My favourite portion of Bush’s essay comes from the section where he is imagining a machine that might in the future enable people to manage what would essentially be digital libraries. The machine he imagines is very much like the personal computer, and the management system he imagines is like a personal internet, complete with hyperlinks, which he calls associative indexing and understands to be a more linear set of associations between texts. These texts are all joined by a set of keywords, something like a tag system, and the texts can be joined by these words into any number of trails or paths through the mass of information that is the virtual library.
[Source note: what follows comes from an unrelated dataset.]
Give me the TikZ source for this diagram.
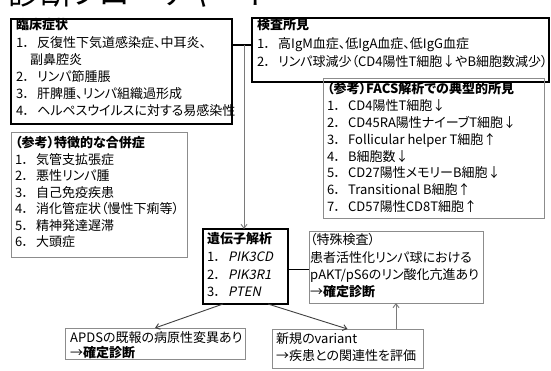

He then describes the function of the researcher in this new made of reading and writing, saying, “There [will be] a new profession of trail blazers, those who find delight in the task of establishing useful trails through the enormous mass of the common record. The inheritance from the master [will become], not only his additions to the world’s record, but […] the entire scaffolding by which they were erected.”
I love the metaphor of the trailblazer here, and its connotations have much to recommend it, so I cannot resist applying it in the context of the internet, which Bush only partially foresees. The trailblazer is one who identifies a trail by leaving visible marks or blazes along the way. The path that is marked is not necessarily the only one, because the choices of the trailblazer are to a certain extent personal and idiosyncratic, but in every case there is left a definite trail, leading from one point to another in order to facilitate others in making the same journey. Further, the word ‘blaze’ is from the same root as the word ‘blazon’, which means, in heraldic terms, a personal mark or arms that identifies the bearer. Incorporating both senses, the trail-blazer is the one who marks a path for others to follow and who marks it with a sign that identifies the one who has made it.
In terms of the internet, I imagine a way for people to mark their paths through the web, not just the random wanderings that they happen to make as they explore the forest, but the habitual and useful paths that they discover by means of these wanderings, the pathways that might enable others to walk behind them. Just as with a physical path, these digital pathways would never be essential or absolute. Quite the opposite, because they would also identify the one who had made them, they would always be recognizable as a personal and idiosyncratic trail, but one that the trailblazer found valuable enough to mark and to share.
I do not know if the technology to do something like this exists already, but it should. It should be possible for me to establish my own trails, my own links through the web, rather than relying on the links that others have made for me. It should be possible for me to share these trails with other people and to follow the trails that others have made. It should be possible for me, not merely to track where I have been, but to track my favourite paths, to take others along these paths with me, and to have others, even those I may never meet, follow the blazes that I have left behind me. These things should be possible because, as Bush’s argument implies, in a world as full of information as ours is, contributing to knowledge has as much to do with finding ways through the information as it has to do with adding to it.